To prepare the data for the TCN, the model's constraint equations were orthogonalized so the network could learn states directly, without being asked to satisfy algebraic constraints it was not designed for.
Architecture
The TCN architecture reflects the multi-timescale structure of vehicle dynamics. Temporal blocks on the left capture behavior at different time scales. Convolutional filters scan the historical state sequence for motion patterns, with kernel size determining the temporal reach within each scale and filter count determining the number of distinct patterns searched. A pattern-of-patterns layer in the middle combines these representations, while Chomp1d ensures causality, Dropout provides regularization, and ReLU introduces nonlinearity. Without that nonlinear activation, the TCN would reduce to a complex linear regression.

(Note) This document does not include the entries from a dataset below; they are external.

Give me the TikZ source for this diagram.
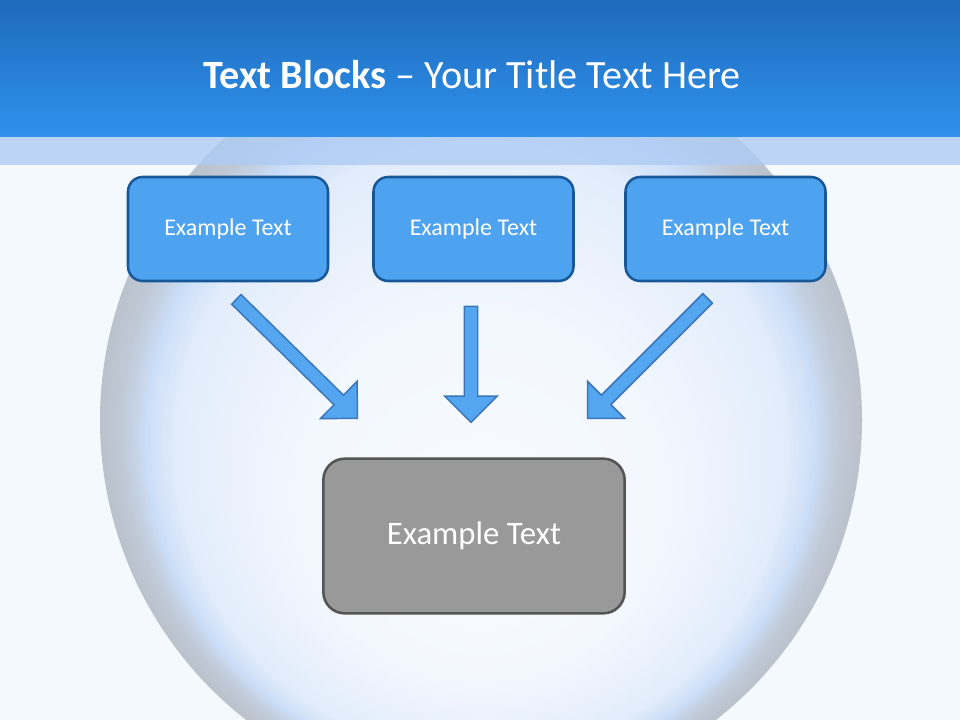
\documentclass[tikz,border=0pt]{standalone}
\usepackage{fontspec}
\setmainfont{Carlito}
\usetikzlibrary{shapes.arrows, positioning}

\definecolor{pagebg}{RGB}{244,249,253}
\definecolor{headtop}{RGB}{30,106,188}
\definecolor{headbot}{RGB}{47,146,236}
\definecolor{bandblue}{RGB}{174,204,245}
\definecolor{boxfill}{RGB}{78,163,240}
\definecolor{boxline}{RGB}{24,88,152}
\definecolor{arrowfill}{RGB}{84,166,240}
\definecolor{arrowline}{RGB}{58,118,184}
\definecolor{greyfill}{RGB}{153,153,153}
\definecolor{greyline}{RGB}{84,84,84}
\definecolor{ballout}{RGB}{186,194,204}
\definecolor{ballrim}{RGB}{192,201,214}
\definecolor{ballgrey}{RGB}{198,212,232}
\definecolor{ballblue}{RGB}{203,222,248}
\definecolor{ballmid}{RGB}{226,236,251}
\definecolor{ballsoft}{RGB}{243,248,254}
\definecolor{ballcore}{RGB}{247,250,255}

% one band of the glass ball: outer radius, inner radius, outer colour, inner colour, steps
\newcommand{\ballband}[5]{%
  \foreach \k in {0,...,#5}{%
    \pgfmathsetmacro\rad{#1-(#1-#2)*\k/#5}%
    \pgfmathtruncatemacro\mix{100*\k/#5}%
    \pgfmathsetmacro\cy{420+(381-\rad)*0.4}%
    \fill[#4!\mix!#3] (481,\cy) circle [radius=\rad*0.75pt];
  }}

\begin{document}
\begin{tikzpicture}[x=0.75pt,y=-0.75pt]

        % Define block styles
        \tikzstyle{topbox} = [rectangle, draw=boxline, fill=boxfill, line width=1.9pt, rounded corners=11pt, minimum width=150pt, minimum height=78pt, text=white, font=\fontsize{18}{21}\selectfont]
        \tikzstyle{resultbox} = [rectangle, draw=greyline, fill=greyfill, line width=1.9pt, rounded corners=16pt, minimum width=226pt, minimum height=116pt, text=white, font=\fontsize{24.6}{29}\selectfont]
        \tikzstyle{blockarrow} = [single arrow, draw=arrowline, fill=arrowfill, line width=1.1pt, inner sep=4.5pt, single arrow head extend=14.6pt, single arrow tip angle=90, single arrow head indent=0pt]

        % Background
        \useasboundingbox (0,0) rectangle (960,720);
        \fill[pagebg] (0,0) rectangle (960,720);
        \ballband{381}{361}{ballout}{ballrim}{10}
        \ballband{361}{346}{ballrim}{ballgrey}{8}
        \ballband{346}{336}{ballgrey}{ballblue}{6}
        \ballband{336}{306}{ballblue}{ballmid}{15}
        \ballband{306}{180}{ballmid}{ballsoft}{30}
        \ballband{180}{60}{ballsoft}{ballcore}{6}
        \shade[top color=headtop, bottom color=headbot] (0,0) rectangle (960,137);
        \fill[bandblue, opacity=0.8] (0,137) rectangle (960,165);

        % Title
        \node (title) at (472,75) [text=white, font=\fontsize{30.1}{35}\selectfont] {\textbf{Text Blocks} – Your Title Text Here};

        % Components
        \node (middle) at (473.5,229) [topbox] {Example Text};
        \node (left) at (228,229) [topbox] {Example Text};
        \node (right) at (725.5,229) [topbox] {Example Text};
        \node (result) at (474,536) [resultbox] {Example Text};

        % Arrows
        \node (leftarrow) at (294.5,356.5) [blockarrow, minimum height=127.3pt, rotate=-44.5] {};
        \node (middlearrow) at (471,361) [blockarrow, minimum height=87pt, rotate=-90] {};
        \node (rightarrow) at (650,356) [blockarrow, minimum height=127.3pt, rotate=-135] {};

      \end{tikzpicture}
\end{document}
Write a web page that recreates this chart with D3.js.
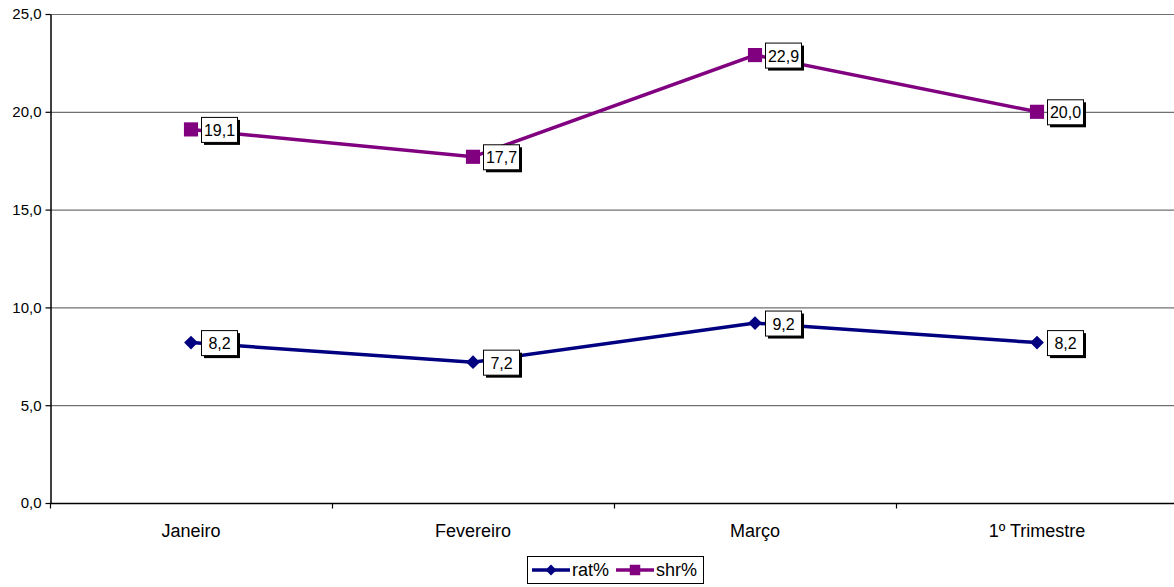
<!DOCTYPE html>
<html><head><meta charset="utf-8">
<script src="https://cdn.jsdelivr.net/npm/d3@7"></script>
<style>body{margin:0;background:#fff}svg{display:block;font-family:"Liberation Sans",Arial,sans-serif}</style>
</head><body><svg id="c" width="1174" height="587"></svg>
<script>
const categories = ["Janeiro","Fevereiro","Março","1º Trimestre"];
const ratValues = [8.2, 7.2, 9.2, 8.2];
const shrValues = [19.1, 17.7, 22.9, 20.0];
const yTicks = [0,5,10,15,20,25];
const seriesNames = ["rat%","shr%"];

const svg = d3.select("#c");
const L = 50, R = 1178, T = 14, B = 503;
const x = d3.scaleBand().domain(categories).range([L,R]);
const y = d3.scaleLinear().domain([0,25]).range([B,T]);
const fmt = v => v.toFixed(1).replace(".", ",");

// gridlines
svg.append("g").selectAll("line").data(yTicks.filter(d=>d>0)).join("line")
  .attr("x1",L).attr("x2",R).attr("y1",d=>y(d)+0.5).attr("y2",d=>y(d)+0.5)
  .attr("stroke","#707070").attr("stroke-width",1.2);

// y axis
const ya = svg.append("g").attr("transform",`translate(${L+0.5},0)`)
  .call(d3.axisLeft(y).tickValues(yTicks).tickFormat(fmt).tickSize(5).tickSizeOuter(0));
ya.select(".domain").attr("stroke","#000").attr("stroke-width",1.5);
ya.selectAll(".tick line").attr("stroke","#000").attr("stroke-width",1.2);
ya.selectAll("text").attr("font-size",15).attr("fill","#000").attr("x",-9);

// x axis
const xa = svg.append("g").attr("transform",`translate(0,${B+0.5})`);
xa.append("line").attr("x1",L).attr("x2",R).attr("stroke","#000").attr("stroke-width",1.5);
const bounds = categories.map(c=>x(c)).concat([R]);
xa.selectAll(".tk").data(bounds).join("line").attr("class","tk")
  .attr("x1",d=>Math.round(d)+0.5).attr("x2",d=>Math.round(d)+0.5).attr("y1",0).attr("y2",5)
  .attr("stroke","#000").attr("stroke-width",1.2);
xa.selectAll("text").data(categories).join("text")
  .attr("x",d=>x(d)+x.bandwidth()/2).attr("y",33).attr("text-anchor","middle")
  .attr("font-size",18).attr("fill","#000").text(d=>d);

const cx = d => x(d)+x.bandwidth()/2;
const line = d3.line().x((d,i)=>cx(categories[i])).y(d=>y(d));

function drawSeries(vals, color, shape, size, rot){
  svg.append("path").datum(vals).attr("d",line).attr("fill","none")
    .attr("stroke",color).attr("stroke-width",3.5);
  svg.append("g").selectAll("path").data(vals).join("path")
    .attr("transform",(d,i)=>`translate(${cx(categories[i])},${y(d)}) rotate(${rot})`)
    .attr("d",d3.symbol().type(shape).size(size)).attr("fill",color);
}
function drawLabels(vals){
  const g = svg.append("g").selectAll("g").data(vals).join("g")
    .attr("transform",(d,i)=>`translate(${cx(categories[i])+10},${y(d)})`);
  const w = 36, h = 25;
  g.append("rect").attr("x",3).attr("y",-h/2+3).attr("width",w).attr("height",h).attr("fill","#000");
  g.append("rect").attr("x",0.5).attr("y",-h/2+0.5).attr("width",w).attr("height",h)
    .attr("fill","#fff").attr("stroke","#000").attr("stroke-width",1);
  g.append("text").attr("x",w/2+0.5).attr("y",6.5).attr("text-anchor","middle")
    .attr("font-size",16).attr("fill","#000").text(d=>fmt(d));
}
drawSeries(ratValues,"#000080",d3.symbolSquare,95,45);
drawSeries(shrValues,"#800080",d3.symbolSquare,200,0);
drawLabels(ratValues);
drawLabels(shrValues);

// legend
const lg = svg.append("g").attr("transform","translate(527,556)");
lg.append("rect").attr("x",0.5).attr("y",0.5).attr("width",176).attr("height",27)
  .attr("fill","#fff").attr("stroke","#000").attr("stroke-width",1);
const items = [{n:seriesNames[0],c:"#000080",s:d3.symbolSquare,sz:60,r:45,x:5},
               {n:seriesNames[1],c:"#800080",s:d3.symbolSquare,sz:110,r:0,x:89}];
items.forEach(it=>{
  lg.append("line").attr("x1",it.x).attr("x2",it.x+38).attr("y1",14).attr("y2",14)
    .attr("stroke",it.c).attr("stroke-width",3.5);
  lg.append("path").attr("transform",`translate(${it.x+19},14) rotate(${it.r})`)
    .attr("d",d3.symbol().type(it.s).size(it.sz)).attr("fill",it.c);
  lg.append("text").attr("x",it.x+40).attr("y",20).attr("font-size",18).attr("fill","#000").text(it.n);
});
</script></body></html>
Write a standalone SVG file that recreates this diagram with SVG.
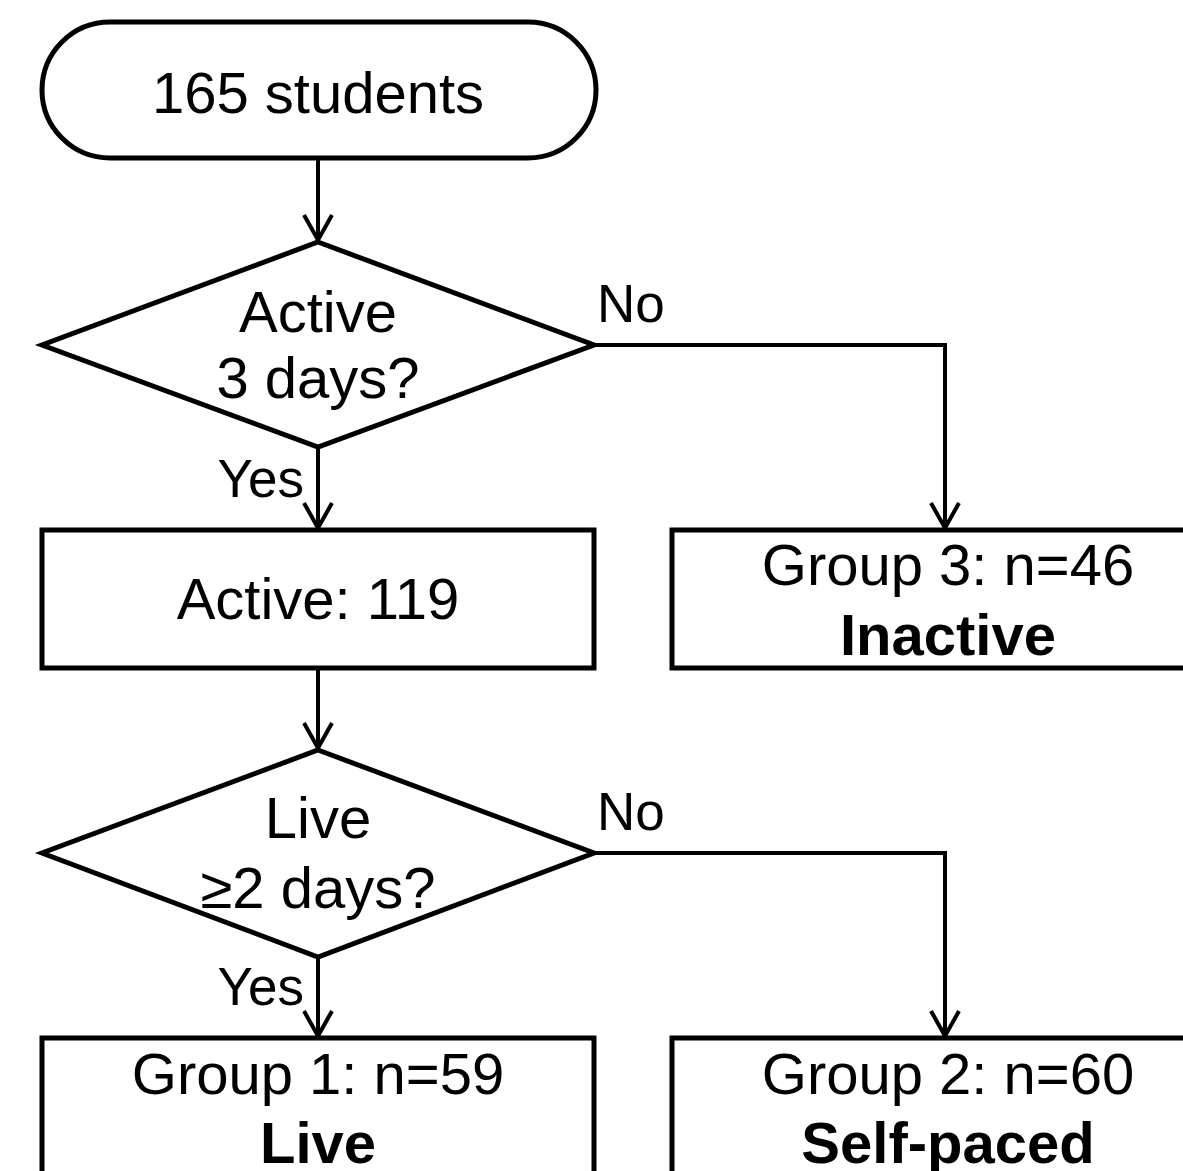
<svg xmlns="http://www.w3.org/2000/svg" width="1183" height="1171" viewBox="0 0 1183 1171">
  <style>
    .shape { fill: #ffffff; stroke: #000000; stroke-width: 5; }
    .conn { fill: none; stroke: #000000; stroke-width: 4; }
    text { font-family: "Liberation Sans", Arial, sans-serif; font-size: 58px; fill: #000000; }
    .lbl { font-size: 53px; }
    .c { text-anchor: middle; }
    .b { font-weight: bold; }
  </style>
  <defs>
    <marker id="arr" markerUnits="userSpaceOnUse" viewBox="-30 -18 34 36" markerWidth="34" markerHeight="36" refX="0" refY="0" orient="auto">
      <path d="M-25,-14 L0,0 L-25,14" fill="none" stroke="#000" stroke-width="4"/>
    </marker>
  </defs>
  <rect width="1183" height="1171" fill="#ffffff"/>

  <g id="connectors">
    <path class="conn" d="M318,158 L318,240" marker-end="url(#arr)"/>
    <path class="conn" d="M318,447 L318,528" marker-end="url(#arr)"/>
    <path class="conn" d="M594,345 L945,345 L945,528" marker-end="url(#arr)"/>
    <path class="conn" d="M318,668 L318,748" marker-end="url(#arr)"/>
    <path class="conn" d="M318,957 L318,1036" marker-end="url(#arr)"/>
    <path class="conn" d="M594,853 L945,853 L945,1036" marker-end="url(#arr)"/>
    <text class="lbl" x="304" y="497" text-anchor="end">Yes</text>
    <text class="lbl" x="597" y="322">No</text>
    <text class="lbl" x="304" y="1005" text-anchor="end">Yes</text>
    <text class="lbl" x="597" y="830">No</text>
  </g>

  <g id="start">
    <rect class="shape" x="42" y="22" width="554" height="136" rx="68" ry="68"/>
    <text class="c" x="318" y="113">165 students</text>
  </g>

  <g id="decision1">
    <polygon class="shape" points="318,242 594,345 318,447 42,345"/>
    <text class="c" x="318" y="332">Active</text>
    <text class="c" x="318" y="398">3 days?</text>
  </g>

  <g id="active">
    <rect class="shape" x="42" y="530" width="552" height="138"/>
    <text class="c" x="318" y="619">Active: 119</text>
  </g>

  <g id="group3">
    <rect class="shape" x="672" y="530" width="552" height="138"/>
    <text class="c" x="948" y="585">Group 3: n=46</text>
    <text class="c b" x="948" y="655">Inactive</text>
  </g>

  <g id="decision2">
    <polygon class="shape" points="318,750 594,853 318,957 42,853"/>
    <text class="c" x="318" y="838">Live</text>
    <text class="c" x="318" y="908">≥2 days?</text>
  </g>

  <g id="group1">
    <rect class="shape" x="42" y="1038" width="552" height="160"/>
    <text class="c" x="318" y="1094">Group 1: n=59</text>
    <text class="c b" x="318" y="1163">Live</text>
  </g>

  <g id="group2">
    <rect class="shape" x="672" y="1038" width="552" height="160"/>
    <text class="c" x="948" y="1094">Group 2: n=60</text>
    <text class="c b" x="948" y="1163">Self-paced</text>
  </g>
</svg>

Course geometry is encoded with 10 features per discretization point and compressed by a small MLP into a 128-dimensional embedding before entering the TCN.
Training and Generalization
Correct hyperparameter choice is critical. Strongly prioritizing teacher forcing — given ground-truth past states, predict the next step — over autoregressive rollout during the first 20 to 50 epochs is essential for stability. Velocity state predictions require high weighting relative to position states to suppress drift in long rollouts.
The trained TCN predicts positions and velocities accurately across the test distribution, including airborne phases. The key constraint on its use is also the clearest: the network learns to predict the quantities it was trained on. Attempting to derive suspension forces or tyre loads from predicted positions, without having explicitly included those as training targets, produces unreliable results.